● Given problem
Leave the pictures out. Retype exactly the lines below from the one containing "What Plotly code" through the one containing "import plotly.graph_objects as go", and no others.

──────── Supplied entries ────────

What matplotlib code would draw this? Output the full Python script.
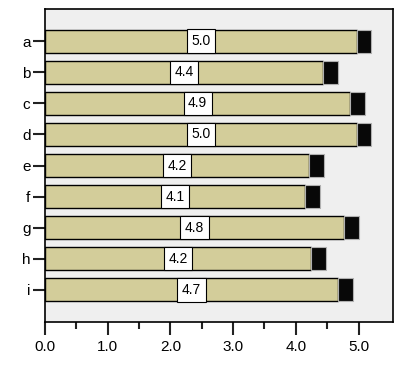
import matplotlib
matplotlib.use("Agg")
import matplotlib.pyplot as plt
from matplotlib.ticker import FixedLocator

categories = ["a", "b", "c", "d", "e", "f", "g", "h", "i"]
values = [4.97, 4.43, 4.87, 4.97, 4.21, 4.15, 4.77, 4.24, 4.67]
errors = [0.23, 0.24, 0.23, 0.23, 0.24, 0.23, 0.23, 0.24, 0.24]
labels = ["5.0", "4.4", "4.9", "5.0", "4.2", "4.1", "4.8", "4.2", "4.7"]
xticks = [0, 1, 2, 3, 4, 5]
xminor = [0.5, 1.5, 2.5, 3.5, 4.5]
xticklabels = ["0.0", "1.0", "2.0", "3.0", "4.0", "5.0"]

plt.rcParams['font.family'] = ['Liberation Sans', 'DejaVu Sans']

fig = plt.figure(figsize=(4.01, 3.71), dpi=100)
ax = fig.add_axes([45/401, 49/371, 348/401, 313/371])
ax.set_facecolor("#efefef")

ypos = list(range(len(categories)))
ax.barh(ypos, values, height=0.74, color="#d3cd9a", edgecolor="black", linewidth=1.0, zorder=2)
ax.barh(ypos, errors, left=values, height=0.74, color="#080808", edgecolor="#b0b0b0", linewidth=0.8, zorder=2)

for y, v, lab in zip(ypos, values, labels):
    ax.text(v / 2, y, lab, ha="center", va="center", fontsize=10, zorder=4,
            bbox=dict(boxstyle="square,pad=0.33", facecolor="white", edgecolor="black", linewidth=0.8))

ax.set_ylim(len(categories) - 1 + 1.03, -1.03)
ax.set_xlim(0, 5.55)
ax.set_yticks(ypos)
ax.set_yticklabels(categories, fontsize=11)
ax.set_xticks(xticks)
ax.set_xticklabels(xticklabels, fontsize=11)
ax.xaxis.set_minor_locator(FixedLocator(xminor))
ax.tick_params(axis="x", which="major", length=9, width=1.5, color="#222222", pad=4)
ax.tick_params(axis="x", which="minor", length=5, width=1.5, color="#222222")
ax.tick_params(axis="y", which="major", length=9, width=1.5, color="#222222", pad=1.5)
for s in ax.spines.values():
    s.set_linewidth(1.2)
    s.set_color("black")

fig.savefig("out.png", dpi=100)
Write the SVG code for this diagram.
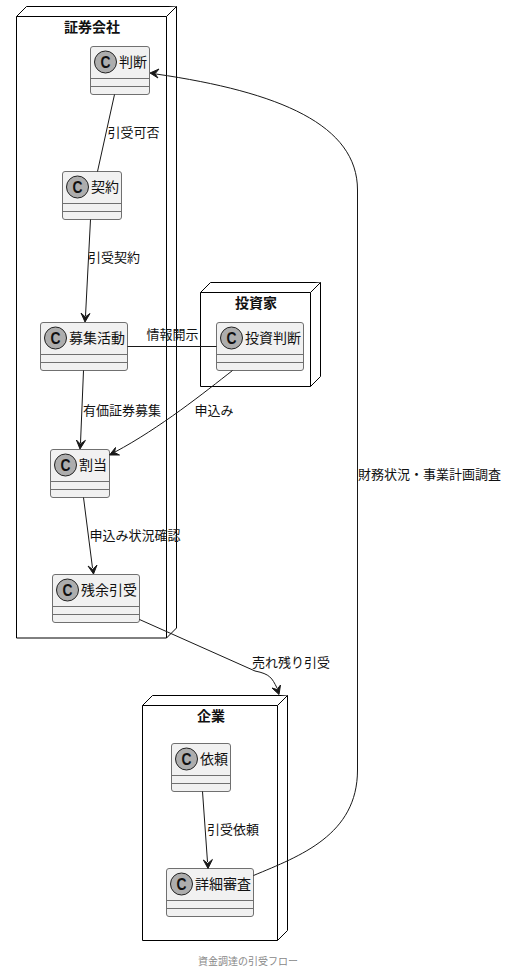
<svg xmlns="http://www.w3.org/2000/svg" width="508" height="974" viewBox="0 0 508 974">
<defs>
<style>
text{font-family:"Noto Sans CJK JP","Noto Sans",sans-serif;fill:#111}
.node{fill:#fff;stroke:#000;stroke-width:1}
.box{fill:#f1f1f1;stroke:#707070;stroke-width:1}
.sep{stroke:#707070;stroke-width:1}
.spot{fill:#adadad;stroke:#222;stroke-width:1}
.c{font-family:"Liberation Sans",sans-serif;font-size:17px;font-weight:bold;text-anchor:middle}
.t{font-size:14px}
.h{font-size:14px;font-weight:bold;text-anchor:middle}
.l{font-size:13px}
.e{fill:none;stroke:#181818;stroke-width:1}
.a{fill:#181818;stroke:#181818;stroke-width:1}
</style>
</defs>
<rect width="508" height="974" fill="#fff"/>
<g id="node-shoken">
<path class="node" d="M16.5 16.5L26.5 6.5H176.5V628L166.5 638H16.5Z"/>
<path class="node" d="M16.5 16.5H166.5L176.5 6.5M166.5 16.5V638"/>
<text class="h" x="92" y="32">証券会社</text>
</g>
<g id="node-toshika">
<path class="node" d="M200.5 292.5L210.5 282.5H320.5V376.5L310.5 386.5H200.5Z"/>
<path class="node" d="M200.5 292.5H310.5L320.5 282.5M310.5 292.5V386.5"/>
<text class="h" x="256" y="308">投資家</text>
</g>
<g id="node-kigyo">
<path class="node" d="M142.5 705.5L152.5 695.5H287.5V930.5L277.5 940.5H142.5Z"/>
<path class="node" d="M142.5 705.5H277.5L287.5 695.5M277.5 705.5V940.5"/>
<text class="h" x="211" y="721">企業</text>
</g>
<g id="class-handan">
<rect class="box" x="90.5" y="46.5" width="59" height="48" rx="2.5"/>
<path class="sep" d="M90.5 78.5H149.5M90.5 86.5H149.5"/>
<circle class="spot" cx="105.5" cy="62" r="11"/>
<text class="c" x="105.5" y="68" textLength="10" lengthAdjust="spacingAndGlyphs">C</text>
<text class="t" x="119" y="67">判断</text>
</g>
<g id="class-keiyaku">
<rect class="box" x="62.5" y="171.5" width="59" height="48" rx="2.5"/>
<path class="sep" d="M62.5 203.5H121.5M62.5 211.5H121.5"/>
<circle class="spot" cx="77.5" cy="187" r="11"/>
<text class="c" x="77.5" y="193" textLength="10" lengthAdjust="spacingAndGlyphs">C</text>
<text class="t" x="91" y="192">契約</text>
</g>
<g id="class-boshu">
<rect class="box" x="40.5" y="322.5" width="87" height="48" rx="2.5"/>
<path class="sep" d="M40.5 354.5H127.5M40.5 362.5H127.5"/>
<circle class="spot" cx="55.5" cy="338" r="11"/>
<text class="c" x="55.5" y="344" textLength="10" lengthAdjust="spacingAndGlyphs">C</text>
<text class="t" x="69" y="343">募集活動</text>
</g>
<g id="class-toshihandan">
<rect class="box" x="216.5" y="322.5" width="87" height="48" rx="2.5"/>
<path class="sep" d="M216.5 354.5H303.5M216.5 362.5H303.5"/>
<circle class="spot" cx="231.5" cy="338" r="11"/>
<text class="c" x="231.5" y="344" textLength="10" lengthAdjust="spacingAndGlyphs">C</text>
<text class="t" x="245" y="343">投資判断</text>
</g>
<g id="class-wariate">
<rect class="box" x="50.5" y="449.5" width="59" height="48" rx="2.5"/>
<path class="sep" d="M50.5 481.5H109.5M50.5 489.5H109.5"/>
<circle class="spot" cx="65.5" cy="465" r="11"/>
<text class="c" x="65.5" y="471" textLength="10" lengthAdjust="spacingAndGlyphs">C</text>
<text class="t" x="79" y="470">割当</text>
</g>
<g id="class-zanyo">
<rect class="box" x="52.5" y="574.5" width="87" height="48" rx="2.5"/>
<path class="sep" d="M52.5 606.5H139.5M52.5 614.5H139.5"/>
<circle class="spot" cx="67.5" cy="590" r="11"/>
<text class="c" x="67.5" y="596" textLength="10" lengthAdjust="spacingAndGlyphs">C</text>
<text class="t" x="81" y="595">残余引受</text>
</g>
<g id="class-irai">
<rect class="box" x="171.5" y="743.5" width="59" height="48" rx="2.5"/>
<path class="sep" d="M171.5 775.5H230.5M171.5 783.5H230.5"/>
<circle class="spot" cx="186.5" cy="759" r="11"/>
<text class="c" x="186.5" y="765" textLength="10" lengthAdjust="spacingAndGlyphs">C</text>
<text class="t" x="200" y="764">依頼</text>
</g>
<g id="class-shosai">
<rect class="box" x="166.5" y="868.5" width="87" height="48" rx="2.5"/>
<path class="sep" d="M166.5 900.5H253.5M166.5 908.5H253.5"/>
<circle class="spot" cx="181.5" cy="884" r="11"/>
<text class="c" x="181.5" y="890" textLength="10" lengthAdjust="spacingAndGlyphs">C</text>
<text class="t" x="195" y="889">詳細審査</text>
</g>
<g id="connectors">
<path class="e" d="M114.5 94.5L97.5 171.5"/>
<text class="l" x="107.5" y="137">引受可否</text>
<path class="e" d="M90.5 219.5L85.5 316"/>
<path class="a" d="M85 322L81 313L85.3 317L90 313.5Z"/>
<text class="l" x="88" y="262">引受契約</text>
<path class="e" d="M127.5 346.5H216.5"/>
<text class="l" x="146.5" y="339">情報開示</text>
<path class="e" d="M83.5 370.5L80.5 443"/>
<path class="a" d="M80 449L76.4 440L80.3 444L85.4 440.4Z"/>
<text class="l" x="83" y="415">有価証券募集</text>
<path class="e" d="M232.5 370.5C205 392 160 428 115 452"/>
<path class="a" d="M109.5 455L115.5 447.5L114.5 452.5L119.5 455Z"/>
<text class="l" x="194.5" y="415">申込み</text>
<path class="e" d="M83.5 497.5L92.5 568"/>
<path class="a" d="M93.5 574L88 566L92.7 569.5L97 565Z"/>
<text class="l" x="89.5" y="540">申込み状況確認</text>
<path class="e" d="M139.5 619.5L255 671C270 674 272 678 277 688"/>
<path class="a" d="M279 694.5L272 688L277 689.5L280.5 685Z"/>
<text class="l" x="252" y="667">売れ残り引受</text>
<path class="e" d="M202.5 791.5L207.5 862"/>
<path class="a" d="M208 868.5L203.4 860L207.7 863.5L212.4 859.5Z"/>
<text class="l" x="207" y="834">引受依頼</text>
<path class="e" d="M253.5 875.5C300 856 357.5 835 357.5 770V190C357.5 125 280 92 156 74"/>
<path class="a" d="M150 73L159 69L155 73.8L158 78Z"/>
<text class="l" x="358" y="479">財務状況・事業計画調査</text>
</g>
<text x="248" y="965" text-anchor="middle" font-size="10" style="fill:#888">資金調達の引受フロー</text>
</svg>
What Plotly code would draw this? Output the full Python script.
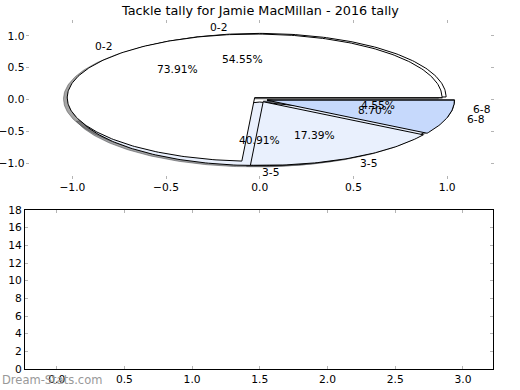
import numpy as np
import plotly.graph_objects as go

# ---- data ----
title_text = "Tackle tally for Jamie MacMillan - 2016 tally"
labels = ["0-2", "3-5", "6-8"]
pie1_values = [12, 9, 1]    # 54.55%, 40.91%, 4.55%
pie2_values = [17, 4, 2]    # 73.91%, 17.39%, 8.70%
top_ticks = [-1.0, -0.5, 0.0, 0.5, 1.0]
bottom_xticks = [0.0, 0.5, 1.0, 1.5, 2.0, 2.5, 3.0]
bottom_yticks = [0, 2, 4, 6, 8, 10, 12, 14, 16, 18]
watermark = "Dream-Stats.com"

# ---- style ----
wedge_colors = ["#ffffff", "#e9f0fd", "#c6d9fc"]
explode = 0.04
label_distance = 1.1
pct_distance = 0.6
shadow_off = -0.02
FONT = "DejaVu Sans"
FS = 10.7
tick_grey = "#b4b4b4"

fig = go.Figure()


def pie_geometry(values):
    total = float(sum(values))
    out = []
    start = 0.0
    for v in values:
        frac = v / total
        end = start + 360.0 * frac
        mid = np.radians((start + end) / 2.0)
        dx, dy = explode * np.cos(mid), explode * np.sin(mid)
        out.append((start, end, mid, dx, dy, frac))
        start = end
    return out


def wedge_xy(t1, t2, cx, cy):
    n = max(int((t2 - t1) / 1.0) + 2, 4)
    t = np.radians(np.linspace(t1, t2, n))
    xs = np.concatenate([[cx], cx + np.cos(t), [cx]])
    ys = np.concatenate([[cy], cy + np.sin(t), [cy]])
    return xs, ys


pies = [pie_geometry(pie1_values), pie_geometry(pie2_values)]

# shadows (drawn beneath all wedges)
for geo in pies:
    for i, (t1, t2, mid, dx, dy, frac) in enumerate(geo):
        xs, ys = wedge_xy(t1, t2, dx + shadow_off, dy + shadow_off)
        h = wedge_colors[i].lstrip("#")
        r, g, b = (int(int(h[k:k + 2], 16) * 0.3) for k in (0, 2, 4))
        col = f"rgba({r},{g},{b},0.5)"
        fig.add_trace(go.Scatter(x=xs, y=ys, mode="lines", fill="toself",
                                 fillcolor=col, line=dict(color=col, width=1),
                                 hoverinfo="skip", showlegend=False,
                                 xaxis="x", yaxis="y"))

annotations = []
for geo in pies:
    for i, (t1, t2, mid, dx, dy, frac) in enumerate(geo):
        xs, ys = wedge_xy(t1, t2, dx, dy)
        fig.add_trace(go.Scatter(x=xs, y=ys, mode="lines", fill="toself",
                                 fillcolor=wedge_colors[i],
                                 line=dict(color="black", width=1),
                                 hoverinfo="skip", showlegend=False,
                                 xaxis="x", yaxis="y"))
        lx = dx + label_distance * np.cos(mid)
        ly = dy + label_distance * np.sin(mid)
        annotations.append(dict(x=lx, y=ly, xref="x", yref="y", text=labels[i],
                                showarrow=False,
                                xanchor="left" if lx > -1e-6 else "right",
                                yanchor="middle", font=dict(family=FONT, size=FS, color="black")))
        px = dx + pct_distance * np.cos(mid)
        py = dy + pct_distance * np.sin(mid)
        annotations.append(dict(x=px, y=py, xref="x", yref="y", text=f"{frac*100:.2f}%",
                                showarrow=False, xanchor="center", yanchor="middle",
                                font=dict(family=FONT, size=FS, color="black")))

annotations.append(dict(x=0.5, y=1 - 10 / 390, xref="paper", yref="paper", text=title_text,
                        showarrow=False, xanchor="center", yanchor="middle",
                        font=dict(family=FONT, size=12.8, color="black")))
annotations.append(dict(x=0.0, y=1 - 380 / 390, xref="paper", yref="paper", text=watermark,
                        showarrow=False, xanchor="left", yanchor="middle",
                        font=dict(family=FONT, size=11.5, color="#999999")))

axis_common = dict(showgrid=False, zeroline=False, ticks="inside", ticklen=3,
                   tickcolor=tick_grey, tickwidth=1, automargin=False,
                   tickfont=dict(family=FONT, size=FS, color="black"))

fig.update_layout(
    template="none",
    width=520, height=390, autosize=False,
    margin=dict(l=0, r=0, t=0, b=0, pad=0),
    paper_bgcolor="white", plot_bgcolor="white",
    showlegend=False,
    annotations=annotations,
    xaxis=dict(domain=[25.5 / 520, 494 / 520], range=[-1.25, 1.25], anchor="y",
               tickvals=top_ticks, tickformat=".1f", showline=False, mirror="ticks",
               **axis_common),
    yaxis=dict(domain=[1 - 179 / 390, 1 - 20 / 390], range=[-1.25, 1.25], anchor="x",
               tickvals=top_ticks, tickformat=".1f", showline=False, mirror="ticks",
               **axis_common),
    xaxis2=dict(domain=[25 / 520, 493 / 520], range=[-0.234, 3.222], anchor="y2",
                tickvals=bottom_xticks, tickformat=".1f", showline=True, linecolor="black",
                linewidth=1, mirror="ticks", **axis_common),
    yaxis2=dict(domain=[1 - 369 / 390, 1 - 210 / 390], range=[0, 18], anchor="x2",
                tickvals=bottom_yticks, showline=True, linecolor="black",
                linewidth=1, mirror="ticks", **axis_common),
)

# empty bottom axes trace so that the second subplot is drawn
fig.add_trace(go.Scatter(x=[], y=[], xaxis="x2", yaxis="y2", showlegend=False))

fig.write_html("out.html",
               config={"displayModeBar": False},
               post_script="document.body.style.margin='0';document.body.style.padding='0';")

────────

● Response for this exercise
What Plotly code would draw this? Output the full Python script.
import numpy as np
import plotly.graph_objects as go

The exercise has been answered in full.